# TASK DETAILS:
Begin with the first line and repeat exactly through the line containing "const yTitle = 'Yield (%)';"; leave every image out.

--- GIVEN DATA ---

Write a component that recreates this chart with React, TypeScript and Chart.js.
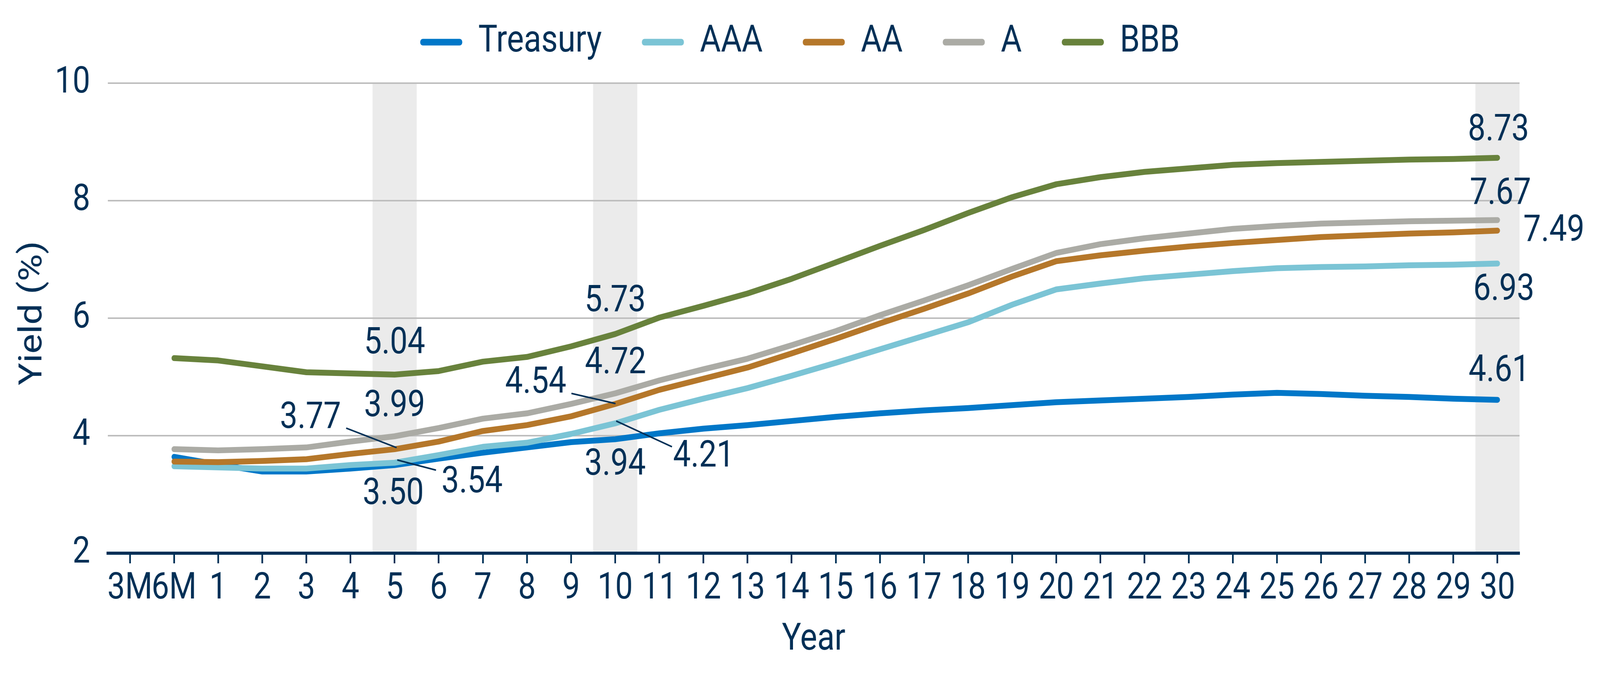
import React, { useEffect, useRef, useState } from 'react';
import { Chart, registerables } from 'chart.js';

Chart.register(...registerables);

// ---------- data ----------
const categories = [
  '3M', '6M', '1', '2', '3', '4', '5', '6', '7', '8', '9', '10',
  '11', '12', '13', '14', '15', '16', '17', '18', '19', '20',
  '21', '22', '23', '24', '25', '26', '27', '28', '29', '30',
];

const treasury = [
  null, 3.64, 3.51, 3.39, 3.39, 3.44, 3.50, 3.61, 3.71, 3.80, 3.89, 3.94,
  4.04, 4.12, 4.18, 4.25, 4.32, 4.38, 4.43, 4.47, 4.52, 4.57,
  4.60, 4.63, 4.66, 4.70, 4.73, 4.71, 4.68, 4.66, 4.63, 4.61,
];

const aaa = [
  null, 3.48, 3.46, 3.44, 3.44, 3.50, 3.54, 3.67, 3.81, 3.88, 4.03, 4.21,
  4.44, 4.63, 4.81, 5.02, 5.24, 5.47, 5.70, 5.93, 6.23, 6.49,
  6.59, 6.68, 6.74, 6.80, 6.85, 6.87, 6.88, 6.90, 6.91, 6.93,
];

const aa = [
  null, 3.56, 3.55, 3.57, 3.60, 3.69, 3.77, 3.90, 4.08, 4.18, 4.33, 4.54,
  4.78, 4.97, 5.16, 5.40, 5.65, 5.91, 6.16, 6.42, 6.71, 6.97,
  7.07, 7.15, 7.22, 7.28, 7.33, 7.38, 7.41, 7.44, 7.46, 7.49,
];

const singleA = [
  null, 3.77, 3.75, 3.77, 3.80, 3.90, 3.99, 4.13, 4.29, 4.38, 4.54, 4.72,
  4.94, 5.13, 5.31, 5.54, 5.78, 6.05, 6.30, 6.56, 6.84, 7.11,
  7.26, 7.36, 7.44, 7.52, 7.57, 7.61, 7.63, 7.65, 7.66, 7.67,
];

const bbb = [
  null, 5.32, 5.28, 5.18, 5.08, 5.06, 5.04, 5.10, 5.26, 5.34, 5.52, 5.73,
  6.01, 6.21, 6.42, 6.67, 6.95, 7.23, 7.50, 7.79, 8.06, 8.28,
  8.40, 8.49, 8.55, 8.61, 8.64, 8.66, 8.68, 8.70, 8.71, 8.73,
];

const seriesNames = ['Treasury', 'AAA', 'AA', 'A', 'BBB'];
const seriesValues = [treasury, aaa, aa, singleA, bbb];
const highlightedCategories = ['5', '10', '30'];
const yMin = 2;
const yMax = 10;
const yStep = 2;
const xTitle = 'Year';
const yTitle = 'Yield (%)';

// ---------- styles ----------
const DESIGN_W = 4792;
const DESIGN_H = 1729;
const NAVY = '#002F56';
const seriesColors = ['#0077C8', '#7BC4D5', '#B5772A', '#ABABA5', '#68823C'];
const NUM_FONT = "Roboto, sans-serif";
const TEXT_FONT = "Roboto, sans-serif";

const bandPlugin = {
  id: 'bands',
  beforeDraw(chart: any, _args: any, opts: any) {
    const { ctx, chartArea, scales } = chart;
    const x = scales.x;
    const labels: string[] = chart.data.labels;
    ctx.save();
    ctx.fillStyle = opts.color;
    (opts.categories || []).forEach((c: string) => {
      const i = labels.indexOf(c);
      if (i < 0) return;
      const l = x.getPixelForValue(i - 0.5);
      const r = x.getPixelForValue(i + 0.5);
      ctx.fillRect(l, chartArea.top, r - l, chartArea.bottom - chartArea.top);
    });
    ctx.restore();
  },
};

const axisTitlePlugin = {
  id: 'axisTitles',
  afterDraw(chart: any, _args: any, opts: any) {
    const { ctx, chartArea } = chart;
    ctx.save();
    ctx.fillStyle = opts.color;
    ctx.font = `${opts.size}px ${opts.family}`;
    ctx.textAlign = 'center';
    ctx.textBaseline = 'middle';
    ctx.fillText(opts.xText, (chartArea.left + chartArea.right) / 2, chartArea.bottom + opts.xOffset);
    ctx.translate(opts.yX, (chartArea.top + chartArea.bottom) / 2 + opts.yShift);
    ctx.rotate(-Math.PI / 2);
    ctx.fillText(opts.yText, 0, 0);
    ctx.restore();
  },
};

const valueLabelPlugin = {
  id: 'valueLabels',
  afterDatasetsDraw(chart: any, _args: any, opts: any) {
    const { ctx } = chart;
    const labels: string[] = chart.data.labels;
    ctx.save();
    ctx.font = `${opts.size}px ${opts.family}`;
    ctx.fillStyle = opts.color;
    ctx.strokeStyle = opts.color;
    ctx.lineWidth = opts.leaderWidth;
    ctx.textAlign = 'center';
    ctx.textBaseline = 'middle';
    (opts.items || []).forEach((it: any) => {
      const idx = labels.indexOf(it.cat);
      const meta = chart.getDatasetMeta(it.series);
      const el = meta.data[idx];
      const v = chart.data.datasets[it.series].data[idx];
      if (!el || v == null) return;
      if (it.leader) {
        ctx.beginPath();
        ctx.moveTo(el.x + it.leader[0], el.y + it.leader[1]);
        ctx.lineTo(el.x + it.leader[2], el.y + it.leader[3]);
        ctx.stroke();
      }
      ctx.fillText(Number(v).toFixed(2), el.x + it.dx, el.y + it.dy);
    });
    ctx.restore();
  },
};

export default function App() {
  const canvasRef = useRef<HTMLCanvasElement | null>(null);
  const [sx, setSx] = useState(1);
  const [sy, setSy] = useState(1);

  useEffect(() => {
    document.body.style.margin = '0';
    document.body.style.overflow = 'hidden';
    setSx(window.innerWidth / DESIGN_W);
    setSy(window.innerHeight / DESIGN_H);
  }, []);

  useEffect(() => {
    const canvas = canvasRef.current;
    if (!canvas) return;

    const datasets = seriesNames.map((name, i) => ({
      label: name,
      data: seriesValues[i],
      borderColor: seriesColors[i],
      backgroundColor: seriesColors[i],
      borderWidth: 15,
      pointRadius: 0,
      pointHoverRadius: 0,
      tension: 0,
      borderCapStyle: 'round',
      borderJoinStyle: 'round',
      order: seriesNames.length - i,
    }));

    const chart = new Chart(canvas, {
      type: 'line',
      data: { labels: categories, datasets: datasets as any },
      plugins: [bandPlugin, valueLabelPlugin, axisTitlePlugin],
      options: {
        animation: false,
        responsive: true,
        maintainAspectRatio: false,
        devicePixelRatio: 1,
        events: [],
        layout: { padding: { top: -60, left: 0, right: 0, bottom: 0 } },
        plugins: {
          tooltip: { enabled: false },
          legend: {
            display: true,
            position: 'top',
            weight: 3000,
            labels: {
              boxWidth: 126,
              boxHeight: 17,
              padding: 120,
              color: NAVY,
              font: { family: TEXT_FONT, size: 96 },
              generateLabels: (ch: any) =>
                ch.data.datasets.map((ds: any, i: number) => ({
                  text: ds.label,
                  fillStyle: ds.borderColor,
                  strokeStyle: ds.borderColor,
                  lineWidth: 0,
                  hidden: false,
                  datasetIndex: i,
                  borderRadius: 8,
                  fontColor: NAVY,
                })),
            },
          } as any,
          title: {
            display: true,
            text: '',
            font: { size: 1, lineHeight: 1 },
            padding: { top: 0, bottom: 46 },
          },
          bands: { color: '#EBEBEB', categories: highlightedCategories },
          axisTitles: {
            color: NAVY,
            family: TEXT_FONT,
            size: 96,
            xText: xTitle,
            xOffset: 223,
            yText: yTitle,
            yX: 100,
            yShift: -13,
          },
          valueLabels: {
            family: NUM_FONT,
            size: 94,
            color: NAVY,
            leaderWidth: 4,
            items: [
              // year 5
              { series: 4, cat: '5', dx: 0, dy: -78 },
              { series: 3, cat: '5', dx: 0, dy: -75 },
              { series: 2, cat: '5', dx: -252, dy: -78, leader: [6, -4, -145, -54] },
              { series: 1, cat: '5', dx: 232, dy: 52, leader: [8, -7, 124, 19] },
              { series: 0, cat: '5', dx: -4, dy: 76 },
              // year 10
              { series: 4, cat: '10', dx: 0, dy: -82 },
              { series: 3, cat: '10', dx: 1, dy: -75 },
              { series: 2, cat: '10', dx: -238, dy: -52, leader: [1, -1, -131, -27] },
              { series: 1, cat: '10', dx: 265, dy: 87, leader: [3, -6, 170, 60] },
              { series: 0, cat: '10', dx: 0, dy: 67 },
              // year 30
              { series: 4, cat: '30', dx: 3, dy: -69 },
              { series: 3, cat: '30', dx: 9, dy: -65 },
              { series: 2, cat: '30', dx: 169, dy: 3 },
              { series: 1, cat: '30', dx: 19, dy: 69 },
              { series: 0, cat: '30', dx: 5, dy: -72 },
            ],
          },
        } as any,
        scales: {
          x: {
            type: 'category',
            offset: true,
            grid: {
              display: true,
              drawOnChartArea: false,
              drawTicks: true,
              tickLength: 26,
              tickWidth: 5,
              tickColor: NAVY,
            },
            border: { display: true, color: NAVY, width: 8 },
            ticks: {
              autoSkip: false,
              maxRotation: 0,
              minRotation: 0,
              padding: 10,
              color: NAVY,
              font: { family: NUM_FONT, size: 94 },
            },
            title: { display: false },
            afterFit: (s: any) => {
              s.height = 312;
            },
          },
          y: {
            type: 'linear',
            position: 'left',
            min: yMin,
            max: yMax,
            ticks: {
              stepSize: yStep,
              padding: 53,
              color: NAVY,
              font: { family: NUM_FONT, size: 94 },
            },
            grid: { color: '#BEBEBE', lineWidth: 4, drawTicks: false },
            border: { display: false },
            title: { display: false },
            afterFit: (s: any) => {
              s.width = 323;
            },
          },
          yRight: {
            type: 'linear',
            position: 'right',
            min: 0,
            max: 1,
            display: true,
            ticks: { display: false },
            grid: { display: false },
            border: { display: false },
            afterFit: (s: any) => {
              s.width = 241;
            },
          },
        } as any,
      },
    });

    return () => {
      chart.destroy();
    };
  }, []);

  return (
    <div style={{ width: '100vw', height: '100vh', overflow: 'hidden', position: 'relative' }}>
      <div
        style={{
          position: 'absolute',
          left: 0,
          top: 0,
          width: `${DESIGN_W}px`,
          height: `${DESIGN_H}px`,
          transform: `scale(${sx}, ${sy})`,
          transformOrigin: '0 0',
        }}
      >
        <canvas ref={canvasRef} />
      </div>
    </div>
  );
}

---

# RESPONSE TO THIS EXERCISE:
Write a component that recreates this chart with React, TypeScript and Chart.js.
import React, { useEffect, useRef, useState } from 'react';
import { Chart, registerables } from 'chart.js';

Chart.register(...registerables);

// ---------- data ----------
const categories = [
  '3M', '6M', '1', '2', '3', '4', '5', '6', '7', '8', '9', '10',
  '11', '12', '13', '14', '15', '16', '17', '18', '19', '20',
  '21', '22', '23', '24', '25', '26', '27', '28', '29', '30',
];

const treasury = [
  null, 3.64, 3.51, 3.39, 3.39, 3.44, 3.50, 3.61, 3.71, 3.80, 3.89, 3.94,
  4.04, 4.12, 4.18, 4.25, 4.32, 4.38, 4.43, 4.47, 4.52, 4.57,
  4.60, 4.63, 4.66, 4.70, 4.73, 4.71, 4.68, 4.66, 4.63, 4.61,
];

const aaa = [
  null, 3.48, 3.46, 3.44, 3.44, 3.50, 3.54, 3.67, 3.81, 3.88, 4.03, 4.21,
  4.44, 4.63, 4.81, 5.02, 5.24, 5.47, 5.70, 5.93, 6.23, 6.49,
  6.59, 6.68, 6.74, 6.80, 6.85, 6.87, 6.88, 6.90, 6.91, 6.93,
];

const aa = [
  null, 3.56, 3.55, 3.57, 3.60, 3.69, 3.77, 3.90, 4.08, 4.18, 4.33, 4.54,
  4.78, 4.97, 5.16, 5.40, 5.65, 5.91, 6.16, 6.42, 6.71, 6.97,
  7.07, 7.15, 7.22, 7.28, 7.33, 7.38, 7.41, 7.44, 7.46, 7.49,
];

const singleA = [
  null, 3.77, 3.75, 3.77, 3.80, 3.90, 3.99, 4.13, 4.29, 4.38, 4.54, 4.72,
  4.94, 5.13, 5.31, 5.54, 5.78, 6.05, 6.30, 6.56, 6.84, 7.11,
  7.26, 7.36, 7.44, 7.52, 7.57, 7.61, 7.63, 7.65, 7.66, 7.67,
];

const bbb = [
  null, 5.32, 5.28, 5.18, 5.08, 5.06, 5.04, 5.10, 5.26, 5.34, 5.52, 5.73,
  6.01, 6.21, 6.42, 6.67, 6.95, 7.23, 7.50, 7.79, 8.06, 8.28,
  8.40, 8.49, 8.55, 8.61, 8.64, 8.66, 8.68, 8.70, 8.71, 8.73,
];

const seriesNames = ['Treasury', 'AAA', 'AA', 'A', 'BBB'];
const seriesValues = [treasury, aaa, aa, singleA, bbb];
const highlightedCategories = ['5', '10', '30'];
const yMin = 2;
const yMax = 10;
const yStep = 2;
const xTitle = 'Year';
const yTitle = 'Yield (%)';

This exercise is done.